Advanced Cyber Security for EU Data Spaces
Cyber Security
Semester programme:Cyber Security Professional
Research group:Cyber Security
Project group members:Dimitar Petkov
Viktoria Valkova
Lukáš Harťanský
Daria Jasmine Iosif
Isabelle Gruijs
Project description
This project analyzes and validates a secure Data Space environment designed to enable trusted collaboration and decentralized data sharing. The study involves a comprehensive security audit of an automated FIWARE Data Space Connector deployment running on a Kubernetes cluster. The research evaluates the implementation of decentralized identity management (Verifiable Credentials and DIDs) , usage and access control policies (ODRL and XACML) , and advanced cryptographic privacy mechanisms (Zero-Knowledge Proofs). Through threat modeling and practical penetration testing, the project identifies architectural weaknesses and provides a strategic remediation roadmap to transform a research prototype into a hardened, production-ready environment.
Context
European Data Spaces are designed to facilitate secure data exchange between organizations while ensuring that the original parties retain data sovereignty and ownership without relying on a centralized platform.
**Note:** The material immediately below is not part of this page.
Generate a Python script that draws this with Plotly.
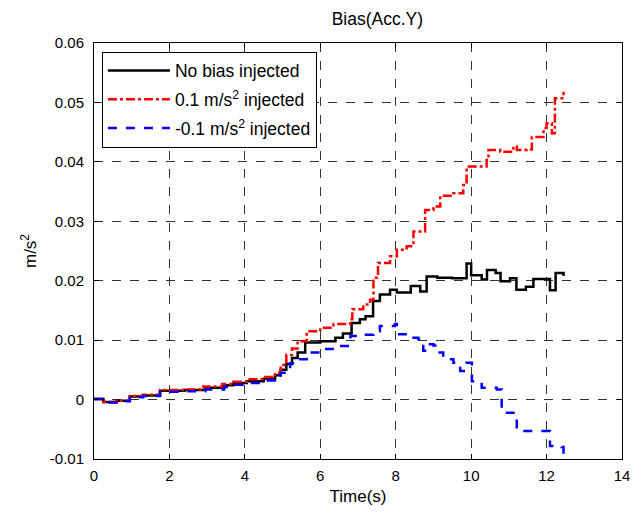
import plotly.graph_objects as go

# ---- data ----
black_x = [0, 0.25, 0.6, 0.95, 1.3, 1.75, 2.4, 2.95, 3.45, 3.7, 4.05, 4.5, 4.8, 4.95, 5.1, 5.25, 5.4, 5.6,
           6.0, 6.4, 6.6, 6.83, 7.05, 7.2, 7.4, 7.58, 7.85, 8.03, 8.4, 8.65, 8.82, 9.1, 9.5, 9.88, 10.0,
           10.28, 10.42, 10.65, 10.78, 11.03, 11.2, 11.45, 11.65, 12.09, 12.24, 12.45]
black_y = [0.0001, -0.0004, -0.0002, 0.0005, 0.0007, 0.0015, 0.0016, 0.0020, 0.0024, 0.0028, 0.0031, 0.0035,
           0.0041, 0.0050, 0.0060, 0.0070, 0.0079, 0.0096, 0.0098, 0.0104, 0.0111, 0.0129, 0.0135, 0.0140,
           0.0166, 0.0177, 0.0185, 0.0180, 0.0191, 0.0182, 0.0207, 0.0205, 0.0204, 0.0229, 0.0209, 0.0202,
           0.0218, 0.0213, 0.0199, 0.0204, 0.0185, 0.0190, 0.0203, 0.0184, 0.0213, 0.0208]

red_x = [0, 0.25, 0.6, 0.95, 1.3, 1.75, 2.4, 2.9, 3.4, 3.7, 4.05, 4.5, 4.8, 4.95, 5.1, 5.25, 5.4, 5.64,
         6.0, 6.35, 6.79, 6.85, 7.14, 7.32, 7.41, 7.53, 7.85, 8.03, 8.29, 8.47, 8.78, 9.0, 9.18, 9.53,
         9.79, 9.88, 10.24, 10.41, 10.46, 10.77, 11.12, 11.21, 11.47, 11.61, 11.92, 12.0, 12.14, 12.22, 12.45]
red_y = [0.0001, -0.0004, -0.0002, 0.0006, 0.0008, 0.0016, 0.0017, 0.0022, 0.0026, 0.0030, 0.0034, 0.0038,
         0.0045, 0.0058, 0.0075, 0.0086, 0.0098, 0.0115, 0.0121, 0.0127, 0.0135, 0.0152, 0.0160, 0.0168,
         0.0205, 0.0230, 0.0241, 0.0252, 0.0258, 0.0283, 0.0319, 0.0325, 0.0343, 0.0347, 0.0361, 0.0392,
         0.0392, 0.0403, 0.0420, 0.0417, 0.0426, 0.0420, 0.0421, 0.0442, 0.0457, 0.0465, 0.0448, 0.0507, 0.0518]

blue_x = [0, 0.25, 0.6, 0.95, 1.3, 1.75, 2.4, 2.95, 3.45, 3.7, 4.05, 4.5, 4.8, 4.95, 5.2, 5.37, 5.64,
          6.0, 6.44, 6.8, 7.05, 7.41, 7.58, 7.98, 8.03, 8.38, 8.6, 8.73, 8.82, 9.0, 9.09, 9.26, 9.53,
          9.71, 9.88, 10.02, 10.24, 10.28, 10.68, 10.81, 11.21, 11.65, 12.09, 12.4, 12.45]
blue_y = [0.0001, -0.0005, -0.0003, 0.0004, 0.0006, 0.0013, 0.0014, 0.0017, 0.0021, 0.0025, 0.0028, 0.0032,
          0.0036, 0.0045, 0.0061, 0.0068, 0.0079, 0.0085, 0.0090, 0.0107, 0.0109, 0.0115, 0.0124, 0.0127,
          0.0110, 0.0104, 0.0102, 0.0082, 0.0093, 0.0091, 0.0079, 0.0068, 0.0062, 0.0048, 0.0062, 0.0031,
          0.0029, 0.0020, 0.0017, -0.0022, -0.0053, -0.0053, -0.0078, -0.0080, -0.0097]

x_ticks = [0, 2, 4, 6, 8, 10, 12, 14]
x_ticktext = ["0", "2", "4", "6", "8", "10", "12", "14"]
y_ticks = [-0.01, 0, 0.01, 0.02, 0.03, 0.04, 0.05, 0.06]
y_ticktext = ["-0.01", "0", "0.01", "0.02", "0.03", "0.04", "0.05", "0.06"]

names = ["No bias injected", "0.1 m/s<sup>2</sup> injected", "-0.1 m/s<sup>2</sup> injected"]

FONT = "Arial, 'Liberation Sans', sans-serif"

fig = go.Figure()
fig.add_trace(go.Scatter(x=black_x, y=black_y, mode="lines", line_shape="hv", name=names[0],
                         legendgroup="a", line=dict(color="black", width=2.5)))
fig.add_trace(go.Scatter(x=red_x, y=red_y, mode="lines", line_shape="hv", name=names[1],
                         legendgroup="b", line=dict(color="red", width=2.5, dash="dashdot")))
fig.add_trace(go.Scatter(x=blue_x, y=blue_y, mode="lines", line_shape="hv", name=names[2],
                         legendgroup="c", line=dict(color="blue", width=2.5, dash="dash")))

axis_common = dict(showline=True, linecolor="black", linewidth=1, mirror="ticks",
                   ticks="inside", ticklen=5, tickcolor="black", automargin=False,
                   showgrid=True, gridcolor="#333333", gridwidth=1, griddash="dash",
                   zeroline=False, tickfont=dict(family=FONT, size=15, color="black"))

fig.update_layout(
    width=644, height=514,
    paper_bgcolor="white", plot_bgcolor="white",
    margin=dict(l=94, r=22, t=43, b=55),
    title=dict(text="Bias(Acc.Y)", x=0.586, xanchor="center", y=0.963, yanchor="middle",
               font=dict(family=FONT, size=17.5, color="black")),
    font=dict(family=FONT, color="black"),
    xaxis=dict(range=[0, 14], tickvals=x_ticks, ticktext=x_ticktext, ticklabelstandoff=3,
               title=dict(text="Time(s)", font=dict(family=FONT, size=17, color="black"), standoff=7),
               **axis_common),
    yaxis=dict(range=[-0.01, 0.06], tickvals=y_ticks, ticktext=y_ticktext, ticklabelstandoff=6,
               title=dict(text="m/s<sup>2</sup>", font=dict(family=FONT, size=17, color="black"), standoff=8),
               **axis_common),
    legend=dict(x=0.015, y=0.979, xanchor="left", yanchor="top",
                bgcolor="white", bordercolor="black", borderwidth=1,
                font=dict(family=FONT, size=17.5, color="black"),
                tracegroupgap=3, itemwidth=62),
    showlegend=True,
)

fig.write_html("out.html", config={"displayModeBar": False},
               post_script="document.body.style.margin='0';document.body.style.overflow='hidden';")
This research is contextualized around a real-world smart city initiative where a municipality utilizes street-level sensors to continuously measure traffic, noise, and air quality. To share this valuable data with external research institutions and public bodies across Europe securely, the data must be routed through a compliant data space connector. The core challenge addressed by this project is balancing open data interoperability with strict technical policy enforcement and privacy preservation—moving beyond theoretical frameworks to validate security in a live implementation.
Results
The security evaluation and penetration testing phase uncovered several critical infrastructure vulnerabilities within the initial deployment. Key findings included world-readable administrative configuration files (kubeconfig) , exposed API servers , hardcoded plaintext secrets in the deployment scripts , and a complete lack of internal network namespace isolation. Conversely, dynamic testing proved that the core data plane gateway is resilient against several application-layer attacks, successfully defending against token replay , role/header spoofing , and SQL injection queries. The project delivered a comprehensive remediation strategy recommending restricted API bindings , secret management via production-grade vaults , "Default Deny" network policies , public TLS integration , and the adoption of Zero-Knowledge Proofs (BBS+) to enforce strict data minimization.